== INFORMATION SUPPLIED
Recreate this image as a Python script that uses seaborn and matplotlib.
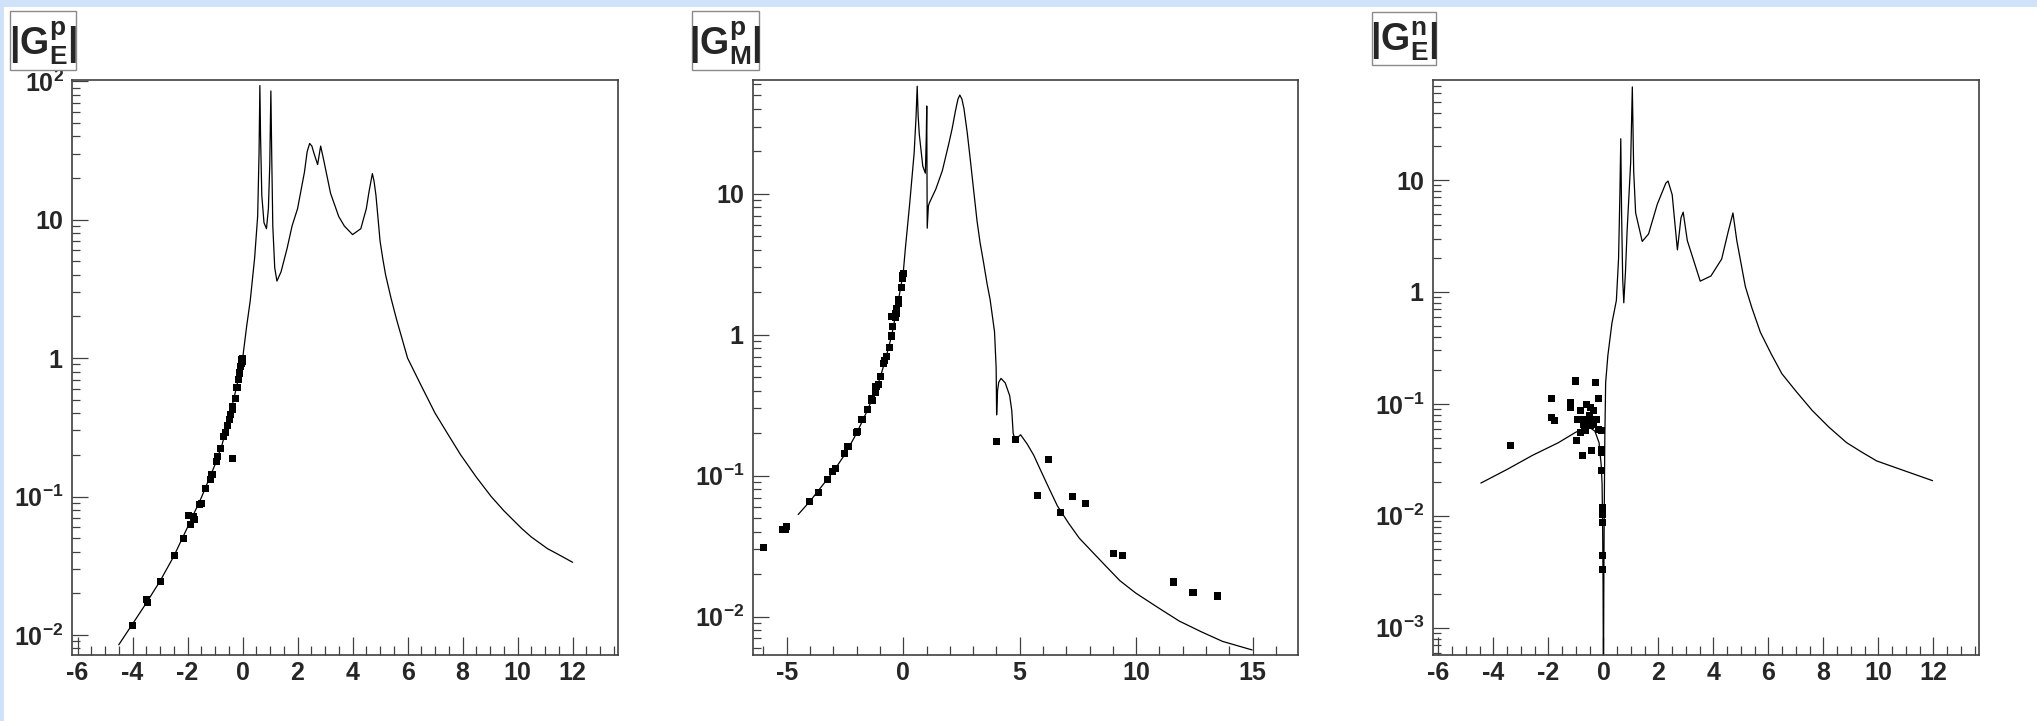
import numpy as np
import pandas as pd
import matplotlib
matplotlib.use("Agg")
import matplotlib.pyplot as plt
import seaborn as sns
from matplotlib.patches import Rectangle
from matplotlib.ticker import MultipleLocator, LogLocator, NullFormatter

# ---- panel 1 : |G_E^p| ----
ge_p_curve_x = [-4.50, -4.0, -3.5, -3.0, -2.5, -2.0, -1.5, -1.0, -0.75, -0.5, -0.25, 0.0,
                0.15, 0.28, 0.44, 0.55, 0.60, 0.63, 0.655, 0.70, 0.78, 0.87, 0.94, 0.99,
                1.03, 1.06, 1.10, 1.17, 1.25, 1.40, 1.62, 1.80, 2.00, 2.25, 2.35, 2.44, 2.52,
                2.60, 2.73, 2.84, 2.95, 3.2, 3.5, 3.7, 4.0, 4.3, 4.5, 4.6, 4.72, 4.78, 4.85,
                5.0, 5.1, 5.2, 5.4, 5.6, 6.0, 6.5, 7.0, 7.5, 7.93, 8.5, 9.04, 9.5, 10.14,
                10.5, 11.09, 11.5, 12.0]
ge_p_curve_y = [0.0085, 0.0120, 0.0170, 0.0245, 0.0370, 0.060, 0.098, 0.170, 0.235, 0.36, 0.58, 0.98,
                1.7, 2.6, 5.3, 10.6, 30, 93, 40, 15, 9.5, 8.6, 12, 25,
                85, 30, 9, 4.5, 3.6, 4.2, 6.2, 9.0, 12, 22, 31, 35.5, 34,
                30, 25, 34, 27, 15.5, 10.5, 9.0, 7.8, 8.6, 12, 16, 21.5, 19, 15,
                7.0, 5.2, 4.0, 2.7, 1.9, 1.0, 0.63, 0.40, 0.275, 0.20, 0.138, 0.10, 0.079, 0.059,
                0.051, 0.042, 0.038, 0.0335]
ge_p_data_x = [-3.99, -3.49, -3.47, -2.98, -2.48, -2.15, -1.97, -1.89, -1.78, -1.75, -1.56, -1.50,
               -1.36, -1.18, -1.11, -0.96, -0.92, -0.79, -0.68, -0.61, -0.54, -0.48, -0.43,
               -0.37, -0.35, -0.26, -0.20, -0.14, -0.10, -0.07, -0.05, -0.03, -0.02, -0.01,
               0.0, -0.38]
ge_p_data_y = [0.0117, 0.0181, 0.0172, 0.0244, 0.0374, 0.050, 0.073, 0.063, 0.072, 0.068, 0.088, 0.089,
               0.114, 0.132, 0.144, 0.179, 0.196, 0.223, 0.270, 0.292, 0.327, 0.361, 0.392,
               0.426, 0.45, 0.508, 0.611, 0.70, 0.78, 0.875, 0.92, 0.977, 0.95, 1.0,
               0.99, 0.188]

# ---- panel 2 : |G_M^p| ----
gm_p_curve_x = [-4.51, -4.0, -3.5, -3.0, -2.5, -2.0, -1.5, -1.0, -0.75, -0.5, -0.25, 0.0,
                0.09, 0.28, 0.47, 0.55, 0.60, 0.64, 0.69, 0.84, 0.95, 0.99, 1.01, 1.02,
                1.03, 1.08, 1.12, 1.40, 1.68, 1.96, 2.1, 2.24, 2.35, 2.43, 2.52, 2.61, 2.75,
                2.89, 3.0, 3.17, 3.3, 3.45, 3.6, 3.73, 3.92, 3.99, 4.01, 4.05, 4.10, 4.20,
                4.38, 4.57, 4.66, 4.72, 4.80, 5.04, 5.32, 5.6, 5.88, 6.25, 6.62, 7.1, 7.56,
                8.1, 8.68, 9.3, 9.98, 10.9, 11.85, 12.8, 13.71, 14.98]
gm_p_curve_y = [0.053, 0.066, 0.084, 0.107, 0.142, 0.20, 0.30, 0.49, 0.68, 0.98, 1.6, 2.75,
                4.06, 8.6, 19.6, 35, 58, 36, 26.4, 15.7, 14, 25, 42, 15,
                5.7, 8.2, 8.6, 10.8, 14.6, 22.8, 29, 38.6, 47, 50.2, 47, 40, 27,
                16.9, 11.5, 6.4, 4.5, 3.25, 2.3, 1.78, 1.05, 0.58, 0.27, 0.40, 0.46, 0.49,
                0.455, 0.37, 0.29, 0.20, 0.18, 0.195, 0.168, 0.14, 0.111, 0.082, 0.061, 0.046, 0.036,
                0.029, 0.023, 0.018, 0.0147, 0.0117, 0.0093, 0.0078, 0.00667, 0.0058]
gm_p_data_x = [-6.01, -5.2, -5.07, -5.0, -4.01, -3.64, -3.26, -3.04, -2.89, -2.52, -2.37, -2.01,
               -1.98, -1.77, -1.55, -1.53, -1.36, -1.34, -1.21, -1.17, -1.08, -0.97, -0.84,
               -0.79, -0.71, -0.60, -0.52, -0.47, -0.52, -0.35, -0.31, -0.28, -0.21, -0.19,
               -0.09, -0.04, -0.03, 0.0,
               4.01, 4.81, 5.75, 6.25, 6.75, 7.28, 7.84, 9.01, 9.42, 11.62, 12.44, 13.49]
gm_p_data_y = [0.031, 0.0413, 0.0418, 0.0435, 0.0657, 0.0763, 0.0935, 0.107, 0.113, 0.144, 0.162, 0.202,
               0.205, 0.25, 0.294, 0.295, 0.355, 0.342, 0.392, 0.429, 0.445, 0.506, 0.623,
               0.66, 0.698, 0.81, 0.98, 1.14, 1.35, 1.32, 1.42, 1.53, 1.67, 1.78,
               2.15, 2.5, 2.62, 2.73,
               0.174, 0.181, 0.0725, 0.131, 0.0545, 0.0708, 0.0638, 0.0282, 0.0271, 0.0176, 0.0149, 0.0140]

# ---- panel 3 : |G_E^n| ----
ge_n_curve_x = [-4.46, -3.5, -2.58, -1.64, -1.02, -0.55, -0.31, -0.16, -0.08, -0.05, -0.03, -0.015,
                -0.005, 0.0, 0.005, 0.015, 0.03, 0.05, 0.08, 0.16, 0.31, 0.47, 0.55, 0.60,
                0.63, 0.66, 0.70, 0.74, 0.80, 0.86, 0.99, 1.05, 1.10, 1.17, 1.41, 1.64,
                1.96, 2.27, 2.35, 2.50, 2.69, 2.82, 2.90, 3.05, 3.52, 3.91, 4.30, 4.54,
                4.71, 4.85, 5.16, 5.4, 5.71, 6.1, 6.49, 7.0, 7.59, 8.2, 8.84, 9.4, 9.94,
                11.0, 11.97]
ge_n_curve_y = [0.0196, 0.026, 0.0347, 0.045, 0.0556, 0.0628, 0.057, 0.045, 0.028, 0.0193, 0.008, 0.0025,
                0.0006, 0.00001, 0.0006, 0.003, 0.012, 0.05, 0.155, 0.27, 0.53, 0.84, 2.0, 8,
                23.4, 5, 1.3, 0.8, 1.5, 3.5, 14.4, 68, 12, 5.1, 2.83, 3.3,
                6.1, 9.4, 9.8, 7.4, 2.38, 4.6, 5.17, 2.88, 1.25, 1.39, 1.97, 3.48,
                5.08, 2.88, 1.12, 0.72, 0.435, 0.28, 0.186, 0.13, 0.0875, 0.062, 0.0451, 0.037, 0.0309,
                0.025, 0.0206]
ge_n_data_x = [-3.37, -1.88, -1.90, -1.79, -1.03, -1.21, -1.21, -0.30, -0.18, -0.60, -0.48, -0.36,
               -0.85, -0.95, -0.79, -0.60, -0.42, -0.27, -0.72, -0.48, -0.36, -0.67, -0.85,
               -0.18, -0.08, -0.99, -0.42, -0.75, -0.52, -0.40,
               -0.06, -0.06, -0.06, -0.05, -0.05, -0.05, -0.05, -0.05]
ge_n_data_y = [0.0428, 0.111, 0.0755, 0.0705, 0.16, 0.103, 0.0927, 0.155, 0.111, 0.099, 0.093, 0.0866,
               0.0866, 0.072, 0.072, 0.072, 0.072, 0.072, 0.0659, 0.0636, 0.068, 0.0574, 0.0554,
               0.0594, 0.0574, 0.0467, 0.0385, 0.0343, 0.078, 0.065,
               0.0394, 0.0367, 0.0252, 0.0118, 0.0103, 0.0087, 0.0044, 0.0033]

titles = [r"$|G^{p}_{E}|$", r"$|G^{p}_{M}|$", r"$|G^{n}_{E}|$"]
xlims = [(-6.2, 13.65), (-6.45, 16.95), (-6.2, 13.66)]
ylims = [(0.00717, 102), (0.00534, 64.2), (0.00057, 78.4)]
xticks = [[-6, -4, -2, 0, 2, 4, 6, 8, 10, 12], [-5, 0, 5, 10, 15],
          [-6, -4, -2, 0, 2, 4, 6, 8, 10, 12]]
yticks = [[0.01, 0.1, 1, 10, 100], [0.01, 0.1, 1, 10], [0.001, 0.01, 0.1, 1, 10]]
ylabels = [[r"$10^{-2}$", r"$10^{-1}$", r"$1$", r"$10$", r"$10^{2}$"],
           [r"$10^{-2}$", r"$10^{-1}$", r"$1$", r"$10$"],
           [r"$10^{-3}$", r"$10^{-2}$", r"$10^{-1}$", r"$1$", r"$10$"]]
xminor = [0.5, 1.0, 0.5]

curves = [(ge_p_curve_x, ge_p_curve_y), (gm_p_curve_x, gm_p_curve_y), (ge_n_curve_x, ge_n_curve_y)]
points = [(ge_p_data_x, ge_p_data_y), (gm_p_data_x, gm_p_data_y), (ge_n_data_x, ge_n_data_y)]

sns.set_theme(style="white")
plt.rcParams["font.family"] = ["Liberation Sans", "DejaVu Sans"]
plt.rcParams["font.weight"] = "bold"
plt.rcParams["mathtext.fontset"] = "custom"
plt.rcParams["mathtext.rm"] = "Liberation Sans:bold"
plt.rcParams["mathtext.it"] = "Liberation Sans:bold"
plt.rcParams["mathtext.bf"] = "Liberation Sans:bold"
plt.rcParams["mathtext.default"] = "rm"

W, H = 2037, 721
fig = plt.figure(figsize=(W / 100, H / 100), dpi=100)
fig.patch.set_facecolor("white")

# pixel boxes (left, right) of each frame; all share top=80, bottom=655
frames = [(72, 618), (753, 1298), (1433, 1979)]
title_boxes = [(10, 76, 11, 70), (692, 759, 11, 70), (1372, 1436, 12, 65)]
frame_col = "#404040"

for i in range(3):
    l, r = frames[i]
    ax = fig.add_axes([l / W, (H - 655) / H, (r - l) / W, 575 / H])
    ax.set_yscale("log")
    cdf = pd.DataFrame({"x": curves[i][0], "y": curves[i][1]})
    ddf = pd.DataFrame({"x": points[i][0], "y": points[i][1]})
    sns.lineplot(data=cdf, x="x", y="y", ax=ax, sort=False, estimator=None,
                 color="black", linewidth=0.9)
    sns.scatterplot(data=ddf, x="x", y="y", ax=ax, marker="s", s=26,
                    color="black", edgecolor="none", zorder=3)
    ax.set_xlim(*xlims[i])
    ax.set_ylim(*ylims[i])
    ax.set_xlabel("")
    ax.set_ylabel("")
    ax.set_xticks(xticks[i], [str(t) for t in xticks[i]])
    ax.xaxis.set_minor_locator(MultipleLocator(xminor[i]))
    ax.set_yticks(yticks[i], ylabels[i])
    ax.yaxis.set_minor_locator(LogLocator(base=10, subs=np.arange(2, 10)))
    ax.yaxis.set_minor_formatter(NullFormatter())
    ax.tick_params(which="both", direction="in", bottom=True, left=True,
                   top=False, right=False, color=frame_col, width=0.9)
    ax.tick_params(axis="x", which="major", length=13, pad=4, labelsize=18)
    ax.tick_params(axis="x", which="minor", length=6.5)
    ax.tick_params(axis="y", which="major", length=11.5, pad=6, labelsize=18)
    ax.tick_params(axis="y", which="minor", length=5.8)
    for s in ax.spines.values():
        s.set_color(frame_col)
        s.set_linewidth(1.2)

    bx0, bx1, by0, by1 = title_boxes[i]
    fig.patches.append(Rectangle((bx0 / W, 1 - by1 / H), (bx1 - bx0) / W, (by1 - by0) / H,
                                 transform=fig.transFigure, facecolor="white",
                                 edgecolor="#8a8a8a", linewidth=1.0, zorder=1))
    fig.text((bx0 + bx1) / 2 / W, 1 - (by0 + by1) / 2 / H - 0.004, titles[i], fontsize=27,
             ha="center", va="center", zorder=2)

# light blue window frame along the top and left edges
fig.patches.append(Rectangle((0, 1 - 7 / H), 1, 7 / H, transform=fig.transFigure,
                             facecolor="#cfe2fa", edgecolor="none", zorder=0))
fig.patches.append(Rectangle((0, 0), 4 / W, 1, transform=fig.transFigure,
                             facecolor="#cfe2fa", edgecolor="none", zorder=0))

fig.savefig("out.png", dpi=100)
====
Everything from the top line of the data down to and including the line with "from matplotlib.ticker import" is to be copied, except the pictures.

▸ EXERCISE SOLUTION:
Recreate this image as a Python script that uses seaborn and matplotlib.
import numpy as np
import pandas as pd
import matplotlib
matplotlib.use("Agg")
import matplotlib.pyplot as plt
import seaborn as sns
from matplotlib.patches import Rectangle
from matplotlib.ticker import MultipleLocator, LogLocator, NullFormatter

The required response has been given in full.